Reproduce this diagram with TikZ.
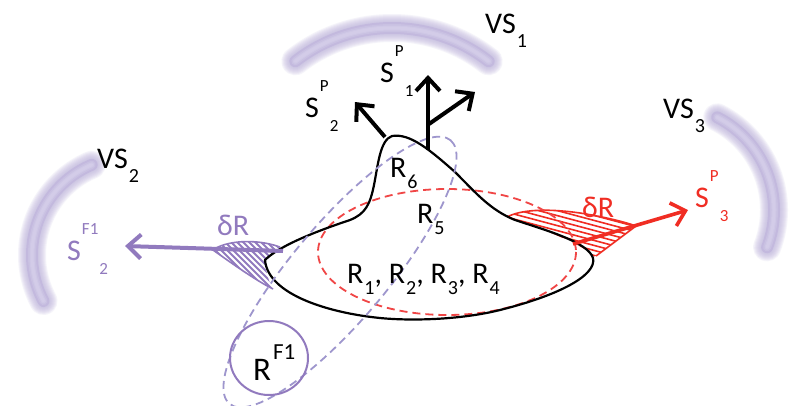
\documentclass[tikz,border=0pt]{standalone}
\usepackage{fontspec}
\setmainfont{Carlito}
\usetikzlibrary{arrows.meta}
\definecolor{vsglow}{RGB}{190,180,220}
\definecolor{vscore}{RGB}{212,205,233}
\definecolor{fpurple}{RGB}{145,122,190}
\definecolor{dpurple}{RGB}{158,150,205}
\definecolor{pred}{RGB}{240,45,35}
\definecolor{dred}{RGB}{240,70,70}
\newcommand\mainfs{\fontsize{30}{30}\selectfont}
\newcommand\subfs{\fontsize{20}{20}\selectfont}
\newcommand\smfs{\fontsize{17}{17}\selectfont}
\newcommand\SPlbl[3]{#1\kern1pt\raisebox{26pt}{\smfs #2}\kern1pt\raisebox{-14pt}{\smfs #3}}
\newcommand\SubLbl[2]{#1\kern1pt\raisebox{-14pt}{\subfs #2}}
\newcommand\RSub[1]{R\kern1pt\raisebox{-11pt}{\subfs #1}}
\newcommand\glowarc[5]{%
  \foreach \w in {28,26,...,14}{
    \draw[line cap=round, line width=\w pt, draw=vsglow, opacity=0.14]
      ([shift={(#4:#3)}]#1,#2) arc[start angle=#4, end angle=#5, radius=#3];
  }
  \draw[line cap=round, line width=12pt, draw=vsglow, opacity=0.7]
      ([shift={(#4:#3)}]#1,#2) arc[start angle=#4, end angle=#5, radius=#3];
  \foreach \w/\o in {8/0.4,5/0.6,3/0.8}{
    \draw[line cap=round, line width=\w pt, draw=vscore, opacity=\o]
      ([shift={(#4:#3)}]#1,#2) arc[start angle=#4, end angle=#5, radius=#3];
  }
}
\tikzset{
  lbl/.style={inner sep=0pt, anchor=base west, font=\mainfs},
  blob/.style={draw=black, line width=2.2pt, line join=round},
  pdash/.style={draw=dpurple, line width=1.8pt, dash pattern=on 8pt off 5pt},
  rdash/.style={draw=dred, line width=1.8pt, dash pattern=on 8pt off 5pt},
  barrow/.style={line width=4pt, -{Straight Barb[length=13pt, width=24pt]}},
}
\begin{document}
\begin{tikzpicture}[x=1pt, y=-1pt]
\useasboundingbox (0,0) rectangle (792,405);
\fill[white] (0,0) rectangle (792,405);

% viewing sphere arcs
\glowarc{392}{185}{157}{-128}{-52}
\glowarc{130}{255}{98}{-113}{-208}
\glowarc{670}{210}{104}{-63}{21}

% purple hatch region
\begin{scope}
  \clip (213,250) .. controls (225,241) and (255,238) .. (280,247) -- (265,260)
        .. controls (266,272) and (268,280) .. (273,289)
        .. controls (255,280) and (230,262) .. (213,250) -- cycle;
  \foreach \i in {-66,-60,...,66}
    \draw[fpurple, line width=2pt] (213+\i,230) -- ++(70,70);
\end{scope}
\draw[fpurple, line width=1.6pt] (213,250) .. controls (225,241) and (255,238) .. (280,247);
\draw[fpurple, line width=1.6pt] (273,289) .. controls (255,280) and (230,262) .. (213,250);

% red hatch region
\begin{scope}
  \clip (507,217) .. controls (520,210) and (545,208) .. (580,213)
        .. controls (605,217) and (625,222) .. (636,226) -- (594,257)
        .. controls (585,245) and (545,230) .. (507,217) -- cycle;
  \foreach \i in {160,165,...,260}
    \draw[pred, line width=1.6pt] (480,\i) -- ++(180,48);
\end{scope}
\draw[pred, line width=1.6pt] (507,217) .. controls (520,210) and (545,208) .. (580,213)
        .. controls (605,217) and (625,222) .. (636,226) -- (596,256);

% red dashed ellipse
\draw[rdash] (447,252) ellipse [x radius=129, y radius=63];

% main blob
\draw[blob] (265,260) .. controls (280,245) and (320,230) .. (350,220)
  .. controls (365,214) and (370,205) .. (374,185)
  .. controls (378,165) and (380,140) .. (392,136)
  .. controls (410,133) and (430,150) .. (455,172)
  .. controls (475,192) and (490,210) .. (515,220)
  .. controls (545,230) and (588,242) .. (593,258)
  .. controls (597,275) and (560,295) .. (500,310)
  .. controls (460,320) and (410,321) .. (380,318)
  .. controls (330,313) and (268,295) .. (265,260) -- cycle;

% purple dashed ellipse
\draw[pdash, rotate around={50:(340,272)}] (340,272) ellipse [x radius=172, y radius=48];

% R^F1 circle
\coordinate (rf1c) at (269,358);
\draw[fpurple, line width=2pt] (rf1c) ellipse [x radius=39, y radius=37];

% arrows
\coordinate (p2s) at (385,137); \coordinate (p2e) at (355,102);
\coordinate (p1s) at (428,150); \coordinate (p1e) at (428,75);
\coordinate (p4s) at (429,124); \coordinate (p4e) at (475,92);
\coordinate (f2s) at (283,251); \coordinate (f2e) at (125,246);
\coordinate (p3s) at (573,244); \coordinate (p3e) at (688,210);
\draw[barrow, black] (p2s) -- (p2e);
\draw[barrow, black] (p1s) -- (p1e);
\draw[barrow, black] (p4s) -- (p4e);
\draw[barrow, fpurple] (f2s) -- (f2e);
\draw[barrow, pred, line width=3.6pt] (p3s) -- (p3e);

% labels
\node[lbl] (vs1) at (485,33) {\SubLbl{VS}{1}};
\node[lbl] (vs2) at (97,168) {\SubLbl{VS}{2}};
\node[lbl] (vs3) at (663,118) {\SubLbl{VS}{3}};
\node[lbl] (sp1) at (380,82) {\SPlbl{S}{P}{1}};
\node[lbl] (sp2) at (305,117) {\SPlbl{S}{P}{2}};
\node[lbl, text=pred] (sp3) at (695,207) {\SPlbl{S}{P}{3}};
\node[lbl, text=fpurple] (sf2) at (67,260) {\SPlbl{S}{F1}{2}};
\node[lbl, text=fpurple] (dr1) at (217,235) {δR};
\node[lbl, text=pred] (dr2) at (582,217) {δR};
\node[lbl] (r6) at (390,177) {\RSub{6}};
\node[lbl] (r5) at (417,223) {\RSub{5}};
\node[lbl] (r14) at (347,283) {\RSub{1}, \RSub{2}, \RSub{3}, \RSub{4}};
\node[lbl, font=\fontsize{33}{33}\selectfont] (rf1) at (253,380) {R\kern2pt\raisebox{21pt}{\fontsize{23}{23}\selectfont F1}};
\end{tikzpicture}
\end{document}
········
**Request**: Transcribe all the lines above exactly, apart from the pictures.

**Answer to the exercise**:
Reproduce this diagram with TikZ.
\documentclass[tikz,border=0pt]{standalone}
\usepackage{fontspec}
\setmainfont{Carlito}
\usetikzlibrary{arrows.meta}
\definecolor{vsglow}{RGB}{190,180,220}
\definecolor{vscore}{RGB}{212,205,233}
\definecolor{fpurple}{RGB}{145,122,190}
\definecolor{dpurple}{RGB}{158,150,205}
\definecolor{pred}{RGB}{240,45,35}
\definecolor{dred}{RGB}{240,70,70}
\newcommand\mainfs{\fontsize{30}{30}\selectfont}
\newcommand\subfs{\fontsize{20}{20}\selectfont}
\newcommand\smfs{\fontsize{17}{17}\selectfont}
\newcommand\SPlbl[3]{#1\kern1pt\raisebox{26pt}{\smfs #2}\kern1pt\raisebox{-14pt}{\smfs #3}}
\newcommand\SubLbl[2]{#1\kern1pt\raisebox{-14pt}{\subfs #2}}
\newcommand\RSub[1]{R\kern1pt\raisebox{-11pt}{\subfs #1}}
\newcommand\glowarc[5]{%
  \foreach \w in {28,26,...,14}{
    \draw[line cap=round, line width=\w pt, draw=vsglow, opacity=0.14]
      ([shift={(#4:#3)}]#1,#2) arc[start angle=#4, end angle=#5, radius=#3];
  }
  \draw[line cap=round, line width=12pt, draw=vsglow, opacity=0.7]
      ([shift={(#4:#3)}]#1,#2) arc[start angle=#4, end angle=#5, radius=#3];
  \foreach \w/\o in {8/0.4,5/0.6,3/0.8}{
    \draw[line cap=round, line width=\w pt, draw=vscore, opacity=\o]
      ([shift={(#4:#3)}]#1,#2) arc[start angle=#4, end angle=#5, radius=#3];
  }
}
\tikzset{
  lbl/.style={inner sep=0pt, anchor=base west, font=\mainfs},
  blob/.style={draw=black, line width=2.2pt, line join=round},
  pdash/.style={draw=dpurple, line width=1.8pt, dash pattern=on 8pt off 5pt},
  rdash/.style={draw=dred, line width=1.8pt, dash pattern=on 8pt off 5pt},
  barrow/.style={line width=4pt, -{Straight Barb[length=13pt, width=24pt]}},
}
\begin{document}
\begin{tikzpicture}[x=1pt, y=-1pt]
\useasboundingbox (0,0) rectangle (792,405);
\fill[white] (0,0) rectangle (792,405);

% viewing sphere arcs
\glowarc{392}{185}{157}{-128}{-52}
\glowarc{130}{255}{98}{-113}{-208}
\glowarc{670}{210}{104}{-63}{21}

% purple hatch region
\begin{scope}
  \clip (213,250) .. controls (225,241) and (255,238) .. (280,247) -- (265,260)
        .. controls (266,272) and (268,280) .. (273,289)
        .. controls (255,280) and (230,262) .. (213,250) -- cycle;
  \foreach \i in {-66,-60,...,66}
    \draw[fpurple, line width=2pt] (213+\i,230) -- ++(70,70);
\end{scope}
\draw[fpurple, line width=1.6pt] (213,250) .. controls (225,241) and (255,238) .. (280,247);
\draw[fpurple, line width=1.6pt] (273,289) .. controls (255,280) and (230,262) .. (213,250);

% red hatch region
\begin{scope}
  \clip (507,217) .. controls (520,210) and (545,208) .. (580,213)
        .. controls (605,217) and (625,222) .. (636,226) -- (594,257)
        .. controls (585,245) and (545,230) .. (507,217) -- cycle;
  \foreach \i in {160,165,...,260}
    \draw[pred, line width=1.6pt] (480,\i) -- ++(180,48);
\end{scope}
\draw[pred, line width=1.6pt] (507,217) .. controls (520,210) and (545,208) .. (580,213)
        .. controls (605,217) and (625,222) .. (636,226) -- (596,256);

% red dashed ellipse
\draw[rdash] (447,252) ellipse [x radius=129, y radius=63];

% main blob
\draw[blob] (265,260) .. controls (280,245) and (320,230) .. (350,220)
  .. controls (365,214) and (370,205) .. (374,185)
  .. controls (378,165) and (380,140) .. (392,136)
  .. controls (410,133) and (430,150) .. (455,172)
  .. controls (475,192) and (490,210) .. (515,220)
  .. controls (545,230) and (588,242) .. (593,258)
  .. controls (597,275) and (560,295) .. (500,310)
  .. controls (460,320) and (410,321) .. (380,318)
  .. controls (330,313) and (268,295) .. (265,260) -- cycle;

% purple dashed ellipse
\draw[pdash, rotate around={50:(340,272)}] (340,272) ellipse [x radius=172, y radius=48];

% R^F1 circle
\coordinate (rf1c) at (269,358);
\draw[fpurple, line width=2pt] (rf1c) ellipse [x radius=39, y radius=37];

% arrows
\coordinate (p2s) at (385,137); \coordinate (p2e) at (355,102);
\coordinate (p1s) at (428,150); \coordinate (p1e) at (428,75);
\coordinate (p4s) at (429,124); \coordinate (p4e) at (475,92);
\coordinate (f2s) at (283,251); \coordinate (f2e) at (125,246);
\coordinate (p3s) at (573,244); \coordinate (p3e) at (688,210);
\draw[barrow, black] (p2s) -- (p2e);
\draw[barrow, black] (p1s) -- (p1e);
\draw[barrow, black] (p4s) -- (p4e);
\draw[barrow, fpurple] (f2s) -- (f2e);
\draw[barrow, pred, line width=3.6pt] (p3s) -- (p3e);

% labels
\node[lbl] (vs1) at (485,33) {\SubLbl{VS}{1}};
\node[lbl] (vs2) at (97,168) {\SubLbl{VS}{2}};
\node[lbl] (vs3) at (663,118) {\SubLbl{VS}{3}};
\node[lbl] (sp1) at (380,82) {\SPlbl{S}{P}{1}};
\node[lbl] (sp2) at (305,117) {\SPlbl{S}{P}{2}};
\node[lbl, text=pred] (sp3) at (695,207) {\SPlbl{S}{P}{3}};
\node[lbl, text=fpurple] (sf2) at (67,260) {\SPlbl{S}{F1}{2}};
\node[lbl, text=fpurple] (dr1) at (217,235) {δR};
\node[lbl, text=pred] (dr2) at (582,217) {δR};
\node[lbl] (r6) at (390,177) {\RSub{6}};
\node[lbl] (r5) at (417,223) {\RSub{5}};
\node[lbl] (r14) at (347,283) {\RSub{1}, \RSub{2}, \RSub{3}, \RSub{4}};
\node[lbl, font=\fontsize{33}{33}\selectfont] (rf1) at (253,380) {R\kern2pt\raisebox{21pt}{\fontsize{23}{23}\selectfont F1}};
\end{tikzpicture}
\end{document}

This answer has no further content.